매뉴얼 등록 분리

This commit is contained in:
2025-11-05 21:57:45 +09:00
parent 6573fc20a4
commit 3a44514448
6 changed files with 124 additions and 78 deletions

126
manual_offline.py Normal file
View File

@@ -0,0 +1,126 @@
import os
import torch
from sentence_transformers import SentenceTransformer
import chromadb
from chromadb.utils import embedding_functions
from transformers import pipeline, AutoTokenizer, AutoModelForCausalLM
from fastapi import FastAPI
# # === 경로 설정 (모두 로컬) ===
QWEN_MODEL_PATH = "./models/Qwen3-0.6B"
EMBEDDING_MODEL_PATH = "./models/all-MiniLM-L6-v2"
# 2. 벡터 DB 설정
persist_directory = "./chroma_db"
chroma_client = chromadb.PersistentClient(path=persist_directory)
collection = chroma_client.get_or_create_collection(
name="manuals",
)
_model = None
_tokenizer = None
def get_qwen_model() :
global _model, _tokenizer
if _model is None:
model_name = "Qwen/Qwen3-0.6B"
_tokenizer = AutoTokenizer.from_pretrained(
QWEN_MODEL_PATH,
trust_remote_code=True,
local_files_only=True # 🔒 오프라인 강제
)
_model = AutoModelForCausalLM.from_pretrained(
QWEN_MODEL_PATH,
torch_dtype=torch.float32, # CPU 안정성
device_map="auto",
trust_remote_code=True,
local_files_only=True # 🔒 오프라인 강제
)
return _model, _tokenizer
# 3. 질의 처리
def query_and_summarize(job: str, query: str, top_k: int = 3):
# 관련 문서 검색
results = collection.query(
query_texts=[query],
n_results=5,
where={"dept": job}
)
# results = collection.query(query_texts=[query], n_results=top_k)
cosine_similarities = [1 - d for d in results['distances'][0]]
print("유사도:", cosine_similarities)
# 출력 예: [0.610, 0.473, 0.154, 0.142]
context_with_score = ""
for i, (doc, dist) in enumerate(zip(results['documents'][0], results['distances'][0])):
sim = 1 - dist
context_with_score += f"[문서 {i+1} | 유사도: {sim:.3f}]\n{doc}\n\n"
print(context_with_score)
print("\n\n\n\n\n")
top_doc = results['documents'][0][0]
# ✅ 명시적으로 모델과 토크나이저 로드
model, tokenizer = get_qwen_model()
messages = [
{"role": "system", "content": "당신은 회사 재무/회계 업무 전문 어시스턴트입니다. 문서 내용은 그대로 사용자에게 보여 줘야 하며 이를 기반으로 부가설명을 정확하고 상세하게 답변하세요."},
{"role": "user", "content": f"다음 문서를 참고하세요:\n{top_doc}\n\n질문: {query}"}
]
text = tokenizer.apply_chat_template(
messages,
tokenize=False,
add_generation_prompt=True,
enable_thinking=True # Switches between thinking and non-thinking modes.

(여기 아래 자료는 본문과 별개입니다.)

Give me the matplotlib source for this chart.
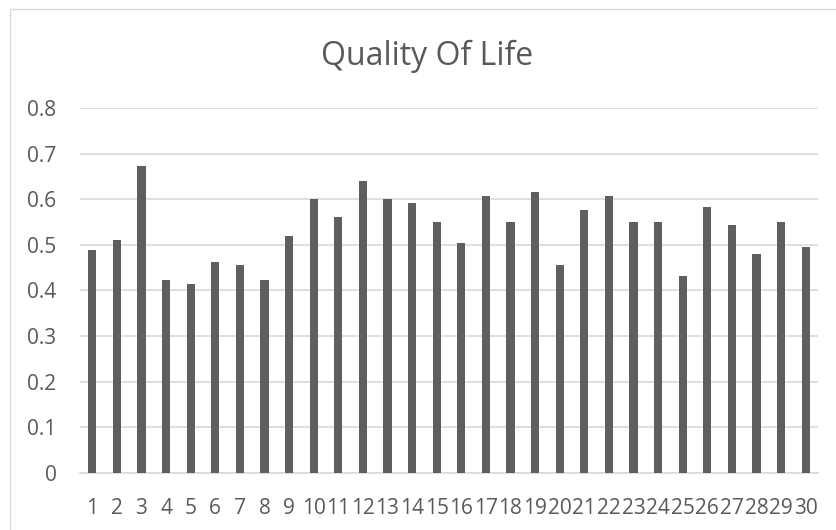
import matplotlib
matplotlib.use("Agg")
import matplotlib.pyplot as plt
from matplotlib.patches import Rectangle

categories = [str(i) for i in range(1, 31)]
values = [0.488, 0.511, 0.672, 0.423, 0.415, 0.463, 0.455, 0.423, 0.520, 0.600,
          0.560, 0.640, 0.600, 0.592, 0.551, 0.504, 0.607, 0.551, 0.616, 0.456,
          0.576, 0.607, 0.551, 0.551, 0.431, 0.583, 0.543, 0.480, 0.551, 0.496]
yticks = [0, 0.1, 0.2, 0.3, 0.4, 0.5, 0.6, 0.7, 0.8]
ytick_labels = ["0", "0.1", "0.2", "0.3", "0.4", "0.5", "0.6", "0.7", "0.8"]
title = "Quality Of Life"

plt.rcParams['font.family'] = ['Open Sans', 'DejaVu Sans']
text_color = '#595959'
W, H = 837, 530
fig = plt.figure(figsize=(W / 100, H / 100), dpi=100)
fig.patches.append(Rectangle((10 / W, -0.01), 1.0, 1 - 9 / H + 0.01, transform=fig.transFigure,
                             fill=False, edgecolor='#d9d9d9', linewidth=1.0))

ax = fig.add_axes([80 / W, 1 - 472.7 / H, (818 - 80) / W, (472.7 - 108) / H])
x = list(range(len(categories)))
ax.bar(x, values, width=0.33, color='#5f5f5f', zorder=3)
ax.set_xlim(-0.5, len(categories) - 0.5)
ax.set_ylim(0, 0.8)
ax.set_yticks(yticks)
ax.set_yticklabels(ytick_labels)
ax.set_xticks(x)
ax.set_xticklabels(categories)
ax.yaxis.grid(True, color='#d9d9d9', linewidth=1.2, zorder=0)
for s in ['top', 'right', 'left']:
    ax.spines[s].set_visible(False)
ax.spines['bottom'].set_color('#d9d9d9')
ax.spines['bottom'].set_linewidth(1.2)
ax.tick_params(axis='both', length=0, labelsize=15, labelcolor=text_color)
ax.tick_params(axis='y', pad=17)
ax.tick_params(axis='x', pad=18)

fig.text(427 / W, 1 - 65 / H, title, ha='center', va='baseline', fontsize=23, color=text_color)

fig.savefig('out.png', dpi=100)
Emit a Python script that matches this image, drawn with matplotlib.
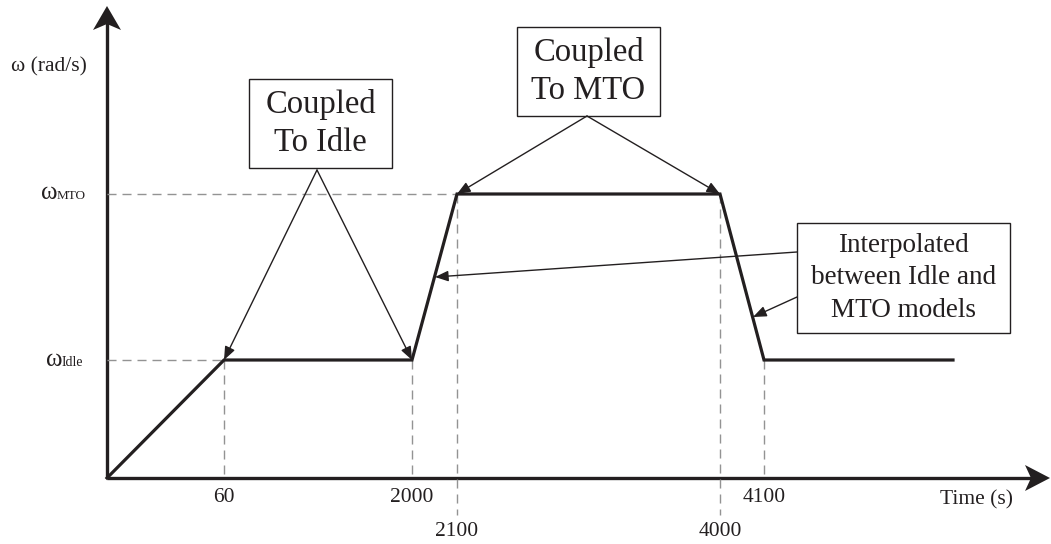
from matplotlib import pyplot as plt
from matplotlib.patches import Polygon, Rectangle

plt.rcParams['font.family'] = ['Liberation Serif', 'DejaVu Serif']

# Time instants shown on the axis and where they sit on the (schematic) time axis
time_labels = ['60', '2000', '2100', '4000', '4100']
time_pos = [117, 305, 350, 613, 657]
label_row = [0, 0, 1, 1, 0]      # 2100 and 4000 are written one row lower
time_end = 846

# Speed levels (schematic)
omega_idle = 118
omega_mto = 284

# Speed profile
profile_x = [0] + time_pos + [time_end]
profile_y = [0, omega_idle, omega_idle, omega_mto, omega_mto, omega_idle, omega_idle]

ink = '#231f20'
grey = '#939393'

fig = plt.figure(figsize=(10.51, 5.44), dpi=100)
ax = fig.add_axes([0, 0, 1, 1])
ax.set_xlim(-107, 944)
ax.set_ylim(-66, 478)
ax.axis('off')

# Axes with arrow heads
ax.plot([0, 925], [0, 0], color=ink, lw=2.4, solid_capstyle='butt')
ax.plot([0, 0], [0, 455], color=ink, lw=2.4, solid_capstyle='butt')
ax.add_patch(Polygon([[943, 0], [918, 13], [924, 0], [918, -13]], closed=True, color=ink, lw=0))
ax.add_patch(Polygon([[0, 472], [-14, 448], [0, 454], [14, 448]], closed=True, color=ink, lw=0))

# Dashed guide lines
dash = dict(color=grey, lw=1.0, dashes=(6.5, 4.3))
ax.plot([0, time_pos[2]], [omega_mto, omega_mto], **dash)
ax.plot([0, time_pos[0]], [omega_idle, omega_idle], **dash)
for x, y, row in zip(time_pos, profile_y[1:6], label_row):
    ax.plot([x, x], [y, -37 if row else 0], **dash)

# Speed profile
ax.plot(profile_x, profile_y, color=ink, lw=2.3, solid_joinstyle='miter')

# Tick labels
for x, lab, row in zip(time_pos, time_labels, label_row):
    ax.text(x, -53 if row else -20, lab, ha='center', va='center', fontsize=15.5, color=ink)
ax.text(869, -22, 'Time (s)', ha='center', va='center', fontsize=15.5, color=ink)
ax.text(-58, 411, 'ω (rad/s)', ha='center', va='center', fontsize=15.5, color=ink)

# omega level labels
ax.text(-50, 279, 'ω', ha='right', va='baseline', fontsize=18, color=ink)
ax.text(-50, 279, 'MTO', ha='left', va='baseline', fontsize=9.5, color=ink)
ax.text(-45, 112, 'ω', ha='right', va='baseline', fontsize=18, color=ink)
ax.text(-45, 112, 'Idle', ha='left', va='baseline', fontsize=10, color=ink)


def box(x0, x1, y0, y1, text, size, spacing):
    ax.add_patch(Rectangle((x0, y0), x1 - x0, y1 - y0, fill=False, edgecolor=ink, lw=1.0))
    ax.text((x0 + x1) / 2, (y0 + y1) / 2, text, ha='center', va='center',
            fontsize=size, color=ink, linespacing=spacing, multialignment='center')


def pointer(start, end):
    ax.annotate('', xy=end, xytext=start,
                arrowprops=dict(arrowstyle='-|>,head_length=0.8,head_width=0.32',
                                mutation_scale=10, color=ink, lw=1.0,
                                shrinkA=0, shrinkB=0))


# Annotation boxes
box(142, 285, 310, 399, 'Coupled\nTo Idle', 23.5, 1.32)
pointer((210, 308), (time_pos[0], omega_idle))
pointer((210, 308), (time_pos[1], omega_idle))

box(410, 553, 362, 451, 'Coupled\nTo MTO', 23.5, 1.32)
pointer((480, 362), (time_pos[2], omega_mto))
pointer((480, 362), (time_pos[3], omega_mto))

box(690, 903, 145, 255, 'Interpolated\nbetween Idle and\nMTO models', 19.5, 1.42)
pointer((690, 226), (328, 201))
pointer((690, 181), (646, 161))

fig.savefig('out.png', dpi=100)
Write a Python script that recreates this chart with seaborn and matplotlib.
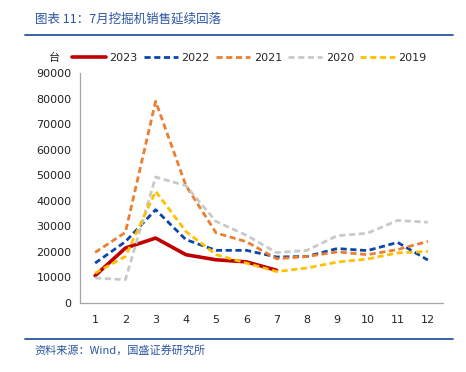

Default is True.
)
model_inputs = tokenizer([text], return_tensors="pt").to(model.device)
# conduct text completion
generated_ids = model.generate(
**model_inputs,
max_new_tokens=500
)
output_ids = generated_ids[0][len(model_inputs.input_ids[0]):].tolist()
# parsing thinking content
try:
# rindex finding 151668 (</think>)
index = len(output_ids) - output_ids[::-1].index(151668)
except ValueError:
index = 0
thinking_content = tokenizer.decode(output_ids[:index], skip_special_tokens=True).strip("\n")
end_think_id = tokenizer.convert_tokens_to_ids("</think>")
if end_think_id in output_ids:
idx = len(output_ids) - output_ids[::-1].index(end_think_id)
else:
idx = 0
content = tokenizer.decode(output_ids[idx:], skip_special_tokens=True).strip()
print(top_doc)
print("\n\n\n\n\n")
print("thinking content:", thinking_content)
print("\n\n\n\n\n")
return content
app = FastAPI()
@app.get("/")
def question(query: str) :
print(1)
answer = query_and_summarize(job="FI", query=query)
return {"answer": answer}
# 예시 사용
if __name__ == "__main__":
# init(job="FI")
# FI : 재무 HR : 인사
print(1)
# user_query = "외화 송금 방법?"
# answer = query_and_summarize(job="FI", query=user_query)
# print(answer)
# 실행방법 uvicorn manual:app --reload